Composées entre 1823 et 1824, ces Six Bagatelles surgissent d’une période durant laquelle Beethoven, frappé par la surdité et l’isolement, s’engage dans une réflexion philosophique et musicale, repoussant les limites du langage musical pour explorer les replis les plus intimes de son être. Loin des larges gestes héroïques de sa jeunesse, il sculpte ici des formes concises, chaque pièce devenant le miroir d’une lutte intérieure. Le pianisme de Luisada restitue les contrastes dramatiques entre la douceur méditative des passages pianissimi et les brusques éclats fortissimi, exposant cette dramaturgie interne où l’architecture musicale se fracture, se réinvente et s’ouvre sur l’inconnu. La main, désormais plus ferme, traduit cette dialectique entre contrôle et abandon, et ainsi le destin d’un compositeur face à ses propres démons, qui donne à ces pièces l’ampleur d’un journal intime, désormais universel. Et le poète de cette soirée fait justement jaillir cette double nature : la musique devient l’expression d’un combat et d’une rédemption. Son toucher, dont on ne saurait trop admirer la subtilité, laisse entrevoir une modernité qui fissure les cadres classiques pour mieux révéler l’intériorité et l’émotion pure.
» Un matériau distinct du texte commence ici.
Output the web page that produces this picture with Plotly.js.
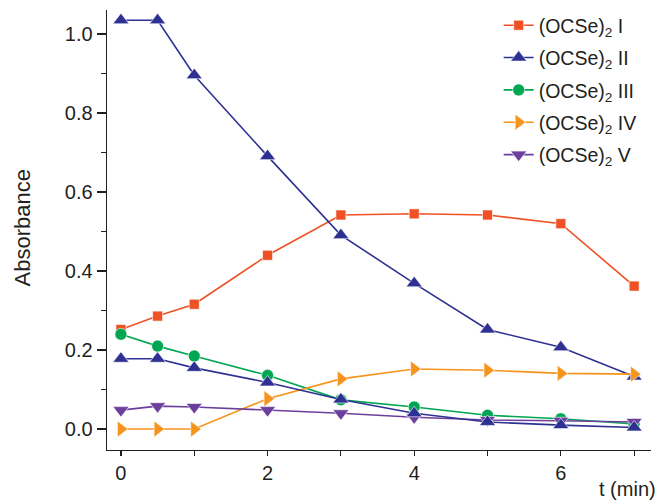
<!DOCTYPE html>
<html>
<head>
<meta charset="utf-8">
<script src="https://cdn.plot.ly/plotly-3.0.1.min.js"></script>
<style>
  html, body { margin: 0; padding: 0; background: #fff; }
  #chart { width: 662px; height: 502px; }
</style>
</head>
<body>
<div id="chart"></div>
<script>
// Time points (min)
const tMin = [0, 0.5, 1, 2, 3, 4, 5, 6, 7];

// Absorbance of each species
const absI   = [0.252, 0.286, 0.316, 0.440, 0.542, 0.545, 0.542, 0.520, 0.362];
const absII  = [1.035, 1.035, 0.896, 0.691, 0.491, 0.369, 0.252, 0.207, 0.133];
const absIIb = [0.178, 0.178, 0.155, 0.118, 0.075, 0.040, 0.018, 0.010, 0.004];
const absIII = [0.240, 0.210, 0.185, 0.136, 0.074, 0.056, 0.035, 0.026, 0.013];
const absIV  = [0.000, 0.000, 0.000, 0.077, 0.127, 0.152, 0.149, 0.141, 0.139];
const absV   = [0.048, 0.058, 0.056, 0.048, 0.040, 0.030, 0.023, 0.021, 0.018];

const names = ["(OCSe)<sub>2</sub> I", "(OCSe)<sub>2</sub> II", "(OCSe)<sub>2</sub> III",
               "(OCSe)<sub>2</sub> IV", "(OCSe)<sub>2</sub> V"];

const colors = { I: "#EF5124", II: "#2E3192", III: "#00A651", IV: "#F7941D", V: "#6D3F9C" };

function series(y, name, group, color, symbol, size, showlegend) {
  return {
    x: tMin, y: y, name: name, type: "scatter", mode: "lines+markers",
    legendgroup: group,
    line: { color: color, width: 1.6 },
    marker: { symbol: symbol, size: size, color: color, line: { color: "#ffffff", width: 0.6 } },
    showlegend: showlegend
  };
}

const data = [
  series(absI,   names[0], "I",   colors.I,   "square",         10, true),
  series(absII,  names[1], "II",  colors.II,  "triangle-up",    14, true),
  series(absIII, names[2], "III", colors.III, "circle",         12, true),
  series(absIV,  names[3], "IV",  colors.IV,  "triangle-right", 14, true),
  series(absV,   names[4], "V",   colors.V,   "triangle-down",  14, true),
  series(absIIb, names[1], "II",  colors.II,  "triangle-up",    14, false)
];

const fam = "Liberation Sans, Arial, sans-serif";
const ink = "#231F20";

const layout = {
  width: 662, height: 502,
  margin: { l: 107, r: 11, t: 10, b: 52, autoexpand: false },
  paper_bgcolor: "#ffffff", plot_bgcolor: "#ffffff",
  font: { family: fam, size: 20, color: ink },
  showlegend: true,
  legend: {
    x: 0.72, y: 1.009, xanchor: "left", yanchor: "top",
    bgcolor: "rgba(0,0,0,0)", font: { family: fam, size: 19.5, color: ink },
    tracegroupgap: 4, itemwidth: 30
  },
  xaxis: {
    range: [-0.19, 7.23],
    tickmode: "array", tickvals: [0, 1, 2, 3, 4, 5, 6, 7], ticktext: ["0", "", "2", "", "4", "", "6", ""],
    ticks: "outside", ticklen: 5, tickwidth: 1.2, tickcolor: ink,
    showline: true, linecolor: ink, linewidth: 1.4,
    showgrid: false, zeroline: false,
    tickfont: { family: fam, size: 20, color: ink }
  },
  yaxis: {
    range: [-0.053, 1.061],
    tickmode: "array", tickvals: [0, 0.2, 0.4, 0.6, 0.8, 1.0], ticktext: ["0.0", "0.2", "0.4", "0.6", "0.8", "1.0"],
    ticks: "outside", ticklen: 9, tickwidth: 1.2, tickcolor: ink,
    minor: { tickvals: [0.1, 0.3, 0.5, 0.7, 0.9], ticks: "outside", ticklen: 5, tickwidth: 1.2, tickcolor: ink },
    showline: true, linecolor: ink, linewidth: 1.4,
    showgrid: false, zeroline: false,
    tickfont: { family: fam, size: 20, color: ink }
  },
  annotations: [
    { text: "Absorbance", xref: "paper", yref: "paper", x: -0.155, y: 0.505,
      xanchor: "center", yanchor: "middle", textangle: -90, showarrow: false,
      font: { family: fam, size: 22, color: ink } },
    { text: "t (min)", xref: "paper", yref: "paper", x: 1.013, y: -0.088,
      xanchor: "right", yanchor: "middle", showarrow: false,
      font: { family: fam, size: 20, color: ink } }
  ]
};

Plotly.newPlot("chart", data, layout, { displayModeBar: false, staticPlot: true });
</script>
</body>
</html>
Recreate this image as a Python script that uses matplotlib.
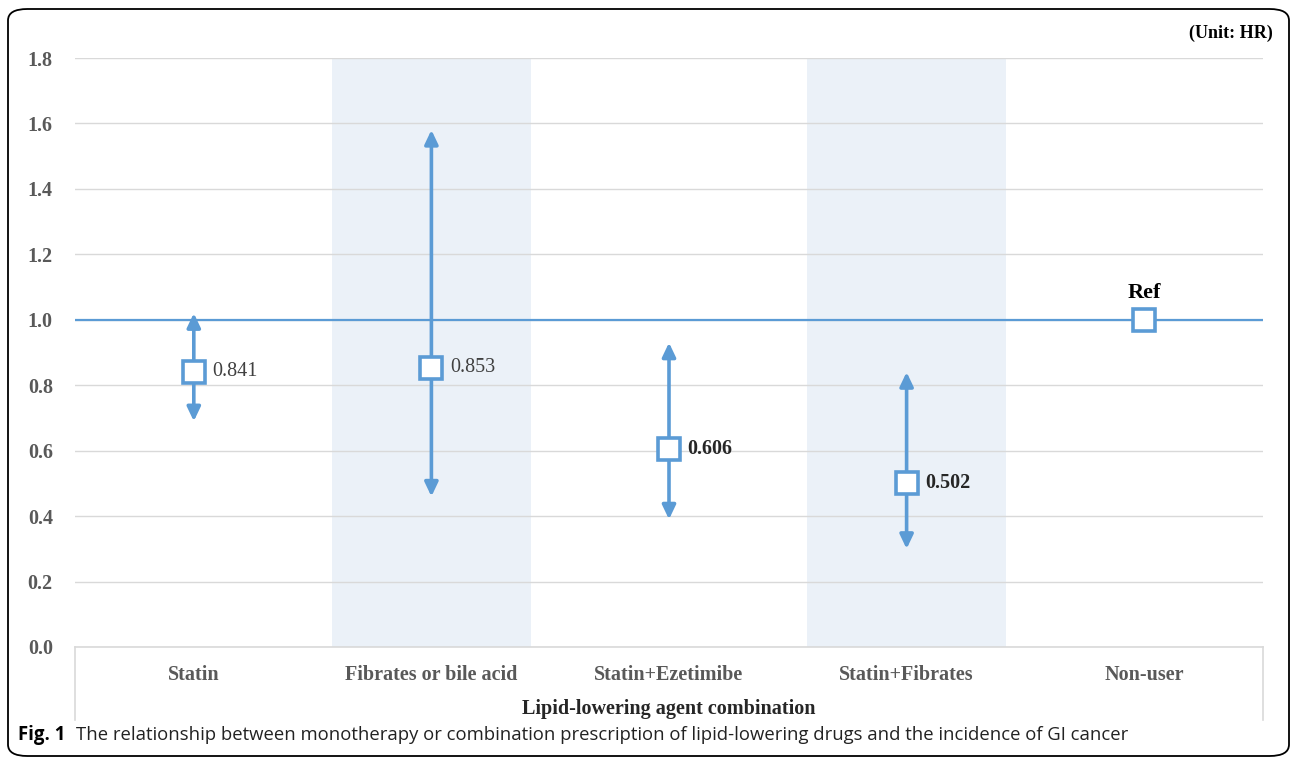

Par cette interprétation, Luisada entre en dialogue avec Beethoven et redonne vie à un corpus souvent sous-estimé, mettant à nu la richesse des Bagatelles comme l’ultime cri d’un génie face à la fragilité de la vie et la puissance de l’art.

Jean-Marc Luisada au Festival Chopin 2025 à Paris. © Julie Cholley

Nuances crépusculaires et feu intérieur

Après l’apothéose beethovénienne, le récital emprunte un détour plus crépusculaire avec Nuages gris, Unstern et La Lugubre Gondole, œuvres de la dernière manière de Liszt, où l’éclat virtuose laisse place à une écriture plus abstraite, parfois hermétique, annonciatrice d’un langage du XXe siècle qui ne fait guère honneur à la richesse expressive de trois siècles de musique d’art. Insérées ici sans réelle mise en tension, elles s’apparentent davantage à une parenthèse méditative qu’à un véritable prolongement de la trajectoire musicale amorcée par Chopin et Beethoven. Elles offrent un moment de retrait, plus contemplatif que structurant, dans une progression qui était jusque-là tendue vers un sommet. Le piano retrouve ensuite la lumière avec la Fantaisie en fa mineur de Chopin, un retour à l’univers intime et tumultueux du compositeur polonais.